Drop the images; return everything else in the listing below exactly.

------------------------

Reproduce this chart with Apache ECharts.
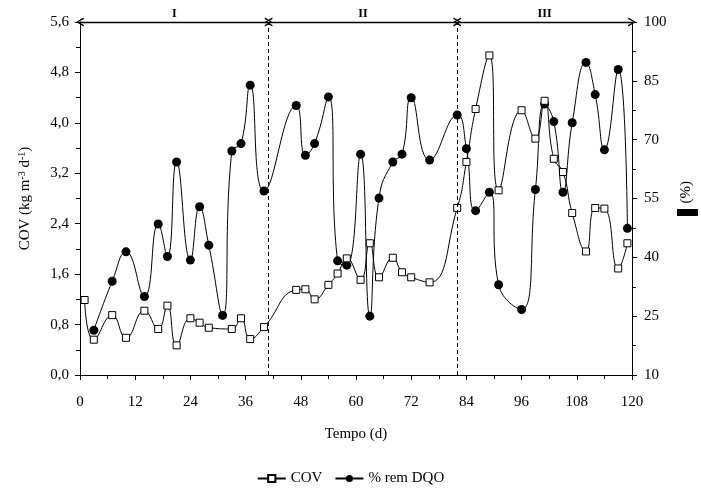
<!DOCTYPE html>
<html>
<head>
<meta charset="utf-8">
<script src="https://cdn.jsdelivr.net/npm/echarts@6/dist/echarts.min.js"></script>
<style>html,body{margin:0;padding:0;background:#fff}#c{width:701px;height:488px}</style>
</head>
<body>
<div id="c"></div>
<script>
// ---- data ----
var covDays = [1,3,7,10,14,17,19,21,24,26,28,33,35,37,40,47,49,51,54,56,58,61,63,65,68,70,72,76,82,84,86,89,91,96,99,101,103,105,107,110,112,114,117,119];
var covValues = [1.19,0.56,0.95,0.59,1.02,0.73,1.10,0.47,0.90,0.83,0.75,0.73,0.90,0.57,0.76,1.35,1.36,1.20,1.43,1.61,1.85,1.51,2.09,1.55,1.86,1.63,1.55,1.47,2.65,3.38,4.22,5.07,2.93,4.20,3.75,4.35,3.43,3.22,2.57,1.96,2.65,2.64,1.69,2.09];
var dqoDays = [3,7,10,14,17,19,21,24,26,28,31,33,35,37,40,47,49,51,54,56,58,61,63,65,68,70,72,76,82,84,86,89,91,96,99,101,103,105,107,110,112,114,117,119];
var dqoValues = [21.4,33.9,41.4,30.0,48.5,40.2,64.3,39.3,52.9,43.1,25.2,67.1,69.0,83.9,56.9,78.7,66.0,69.0,80.9,39.1,38.0,66.3,25.0,55.1,64.3,66.3,80.7,64.8,76.3,67.7,51.9,56.6,33.0,26.7,57.3,79.1,74.6,56.6,74.3,89.7,81.5,67.4,87.9,47.4];
var phaseBounds = [0, 41, 82, 120];
var phaseLabels = ['I', 'II', 'III'];
var seriesNames = ['COV', '% rem DQO'];

var FONT = "'Liberation Serif','Times New Roman',serif";
var chevron = 'path://M0,9 L5,0 L10,9 L8.4,9.4 L5,2.6 L1.6,9.4 Z';

var covData = covDays.map(function(d,i){return [d, covValues[i]];});
var dqoData = dqoDays.map(function(d,i){return [d, dqoValues[i]];});

var phaseLines = [];
for (var i = 0; i < 3; i++) {
  phaseLines.push([
    {coord:[phaseBounds[i], 5.6], symbol: chevron},
    {coord:[phaseBounds[i+1], 5.6], symbol: chevron}
  ]);
}
var phaseText = phaseLabels.map(function(t,i){
  return {coord:[(phaseBounds[i]+phaseBounds[i+1])/2, 5.6], value: t};
});

var chart = echarts.init(document.getElementById('c'), null, {renderer:'canvas'});
var axisCommon = {
  axisLine:{show:true, lineStyle:{color:'#000', width:1}},
  axisTick:{show:true, inside:false, length:5, lineStyle:{color:'#000'}},
  minorTick:{show:true, splitNumber:2, length:4, lineStyle:{color:'#000'}},
  splitLine:{show:false},
  axisLabel:{color:'#000', fontFamily:FONT, fontSize:15}
};
function fmtComma(v){ return v.toFixed(1).replace('.', ','); }

chart.setOption({
  animation:false,
  backgroundColor:'#fff',
  grid:{left:80, right:69, top:22, bottom:113, containLabel:false},
  legend:{
    data: seriesNames,
    left:'center', top:466,
    itemWidth:28, itemHeight:9, itemGap:12,
    textStyle:{color:'#000', fontFamily:FONT, fontSize:15}
  },
  xAxis:Object.assign({}, axisCommon, {
    type:'value', min:0, max:120, interval:12,
    name:'Tempo (d)', nameLocation:'middle', nameGap:52,
    nameTextStyle:{color:'#000', fontFamily:FONT, fontSize:15},
    axisLabel:{color:'#000', fontFamily:FONT, fontSize:15, margin:20}
  }),
  yAxis:[
    Object.assign({}, axisCommon, {
      type:'value', min:0, max:5.6, interval:0.8,
      name:'COV (kg m{sup|-3} d{sup|-1})', nameLocation:'middle', nameGap:47, nameRotate:90,
      nameTextStyle:{color:'#000', fontFamily:FONT, fontSize:15,
        rich:{sup:{fontFamily:FONT, fontSize:10, color:'#000', verticalAlign:'top', padding:[0,0,6,0]}}},
      axisLabel:{color:'#000', fontFamily:FONT, fontSize:15, margin:11, formatter:fmtComma}
    }),
    Object.assign({}, axisCommon, {
      type:'value', min:10, max:100, interval:15, position:'right',
      axisLabel:{color:'#000', fontFamily:FONT, fontSize:15, margin:12}
    })
  ],
  graphic:[
    {type:'text', left:679, top:181, rotation:Math.PI/2, origin:[9,14],
     style:{text:'(%)', fill:'#000', font:'15px '+FONT}},
    {type:'rect', shape:{x:677, y:209, width:21, height:7}, style:{fill:'#000'}}
  ],
  series:[
    {
      name:seriesNames[0], type:'line', data:covData, yAxisIndex:0,
      smooth:0.5, symbol:'rect', symbolSize:7, showAllSymbol:true,
      lineStyle:{color:'#000', width:1},
      itemStyle:{color:'#fff', borderColor:'#000', borderWidth:1},
      z:3,
      markLine:{
        silent:true, symbol:'none',
        lineStyle:{color:'#000', width:1, type:[4,3]},
        label:{show:false},
        data:[{xAxis:phaseBounds[1]},{xAxis:phaseBounds[2]}]
      }
    },
    {
      name:seriesNames[1], type:'line', data:dqoData, yAxisIndex:1,
      smooth:0.5, symbol:'circle', symbolSize:9, showAllSymbol:true,
      lineStyle:{color:'#000', width:1},
      itemStyle:{color:'#000'},
      z:2
    },
    {
      name:'phases', type:'line', data:[], yAxisIndex:0,
      markLine:{
        silent:true, symbolSize:[9,8],
        lineStyle:{color:'#000', width:1.3, type:'solid'},
        itemStyle:{color:'#000'},
        label:{show:false},
        data:phaseLines
      },
      markPoint:{
        silent:true, symbol:'circle', symbolSize:1,
        itemStyle:{color:'rgba(0,0,0,0)'},
        label:{show:true, position:'top', distance:2, color:'#000', fontFamily:FONT,
          fontSize:12, fontWeight:'bold', formatter:function(p){return p.value;}},
        data:phaseText
      }
    }
  ]
});
</script>
</body>
</html>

------------------------

**Exercise answer**.
Reproduce this chart with Apache ECharts.
<!DOCTYPE html>
<html>
<head>
<meta charset="utf-8">
<script src="https://cdn.jsdelivr.net/npm/echarts@6/dist/echarts.min.js"></script>
<style>html,body{margin:0;padding:0;background:#fff}#c{width:701px;height:488px}</style>
</head>
<body>
<div id="c"></div>
<script>
// ---- data ----
var covDays = [1,3,7,10,14,17,19,21,24,26,28,33,35,37,40,47,49,51,54,56,58,61,63,65,68,70,72,76,82,84,86,89,91,96,99,101,103,105,107,110,112,114,117,119];
var covValues = [1.19,0.56,0.95,0.59,1.02,0.73,1.10,0.47,0.90,0.83,0.75,0.73,0.90,0.57,0.76,1.35,1.36,1.20,1.43,1.61,1.85,1.51,2.09,1.55,1.86,1.63,1.55,1.47,2.65,3.38,4.22,5.07,2.93,4.20,3.75,4.35,3.43,3.22,2.57,1.96,2.65,2.64,1.69,2.09];
var dqoDays = [3,7,10,14,17,19,21,24,26,28,31,33,35,37,40,47,49,51,54,56,58,61,63,65,68,70,72,76,82,84,86,89,91,96,99,101,103,105,107,110,112,114,117,119];
var dqoValues = [21.4,33.9,41.4,30.0,48.5,40.2,64.3,39.3,52.9,43.1,25.2,67.1,69.0,83.9,56.9,78.7,66.0,69.0,80.9,39.1,38.0,66.3,25.0,55.1,64.3,66.3,80.7,64.8,76.3,67.7,51.9,56.6,33.0,26.7,57.3,79.1,74.6,56.6,74.3,89.7,81.5,67.4,87.9,47.4];
var phaseBounds = [0, 41, 82, 120];
var phaseLabels = ['I', 'II', 'III'];
var seriesNames = ['COV', '% rem DQO'];

var FONT = "'Liberation Serif','Times New Roman',serif";
var chevron = 'path://M0,9 L5,0 L10,9 L8.4,9.4 L5,2.6 L1.6,9.4 Z';

var covData = covDays.map(function(d,i){return [d, covValues[i]];});
var dqoData = dqoDays.map(function(d,i){return [d, dqoValues[i]];});

var phaseLines = [];
for (var i = 0; i < 3; i++) {
  phaseLines.push([
    {coord:[phaseBounds[i], 5.6], symbol: chevron},
    {coord:[phaseBounds[i+1], 5.6], symbol: chevron}
  ]);
}
var phaseText = phaseLabels.map(function(t,i){
  return {coord:[(phaseBounds[i]+phaseBounds[i+1])/2, 5.6], value: t};
});

var chart = echarts.init(document.getElementById('c'), null, {renderer:'canvas'});
var axisCommon = {
  axisLine:{show:true, lineStyle:{color:'#000', width:1}},
  axisTick:{show:true, inside:false, length:5, lineStyle:{color:'#000'}},
  minorTick:{show:true, splitNumber:2, length:4, lineStyle:{color:'#000'}},
  splitLine:{show:false},
  axisLabel:{color:'#000', fontFamily:FONT, fontSize:15}
};
function fmtComma(v){ return v.toFixed(1).replace('.', ','); }

chart.setOption({
  animation:false,
  backgroundColor:'#fff',
  grid:{left:80, right:69, top:22, bottom:113, containLabel:false},
  legend:{
    data: seriesNames,
    left:'center', top:466,
    itemWidth:28, itemHeight:9, itemGap:12,
    textStyle:{color:'#000', fontFamily:FONT, fontSize:15}
  },
  xAxis:Object.assign({}, axisCommon, {
    type:'value', min:0, max:120, interval:12,
    name:'Tempo (d)', nameLocation:'middle', nameGap:52,
    nameTextStyle:{color:'#000', fontFamily:FONT, fontSize:15},
    axisLabel:{color:'#000', fontFamily:FONT, fontSize:15, margin:20}
  }),
  yAxis:[
    Object.assign({}, axisCommon, {
      type:'value', min:0, max:5.6, interval:0.8,
      name:'COV (kg m{sup|-3} d{sup|-1})', nameLocation:'middle', nameGap:47, nameRotate:90,
      nameTextStyle:{color:'#000', fontFamily:FONT, fontSize:15,
        rich:{sup:{fontFamily:FONT, fontSize:10, color:'#000', verticalAlign:'top', padding:[0,0,6,0]}}},
      axisLabel:{color:'#000', fontFamily:FONT, fontSize:15, margin:11, formatter:fmtComma}
    }),
    Object.assign({}, axisCommon, {
      type:'value', min:10, max:100, interval:15, position:'right',
      axisLabel:{color:'#000', fontFamily:FONT, fontSize:15, margin:12}
    })
  ],
  graphic:[
    {type:'text', left:679, top:181, rotation:Math.PI/2, origin:[9,14],
     style:{text:'(%)', fill:'#000', font:'15px '+FONT}},
    {type:'rect', shape:{x:677, y:209, width:21, height:7}, style:{fill:'#000'}}
  ],
  series:[
    {
      name:seriesNames[0], type:'line', data:covData, yAxisIndex:0,
      smooth:0.5, symbol:'rect', symbolSize:7, showAllSymbol:true,
      lineStyle:{color:'#000', width:1},
      itemStyle:{color:'#fff', borderColor:'#000', borderWidth:1},
      z:3,
      markLine:{
        silent:true, symbol:'none',
        lineStyle:{color:'#000', width:1, type:[4,3]},
        label:{show:false},
        data:[{xAxis:phaseBounds[1]},{xAxis:phaseBounds[2]}]
      }
    },
    {
      name:seriesNames[1], type:'line', data:dqoData, yAxisIndex:1,
      smooth:0.5, symbol:'circle', symbolSize:9, showAllSymbol:true,
      lineStyle:{color:'#000', width:1},
      itemStyle:{color:'#000'},
      z:2
    },
    {
      name:'phases', type:'line', data:[], yAxisIndex:0,
      markLine:{
        silent:true, symbolSize:[9,8],
        lineStyle:{color:'#000', width:1.3, type:'solid'},
        itemStyle:{color:'#000'},
        label:{show:false},
        data:phaseLines
      },
      markPoint:{
        silent:true, symbol:'circle', symbolSize:1,
        itemStyle:{color:'rgba(0,0,0,0)'},
        label:{show:true, position:'top', distance:2, color:'#000', fontFamily:FONT,
          fontSize:12, fontWeight:'bold', formatter:function(p){return p.value;}},
        data:phaseText
      }
    }
  ]
});
</script>
</body>
</html>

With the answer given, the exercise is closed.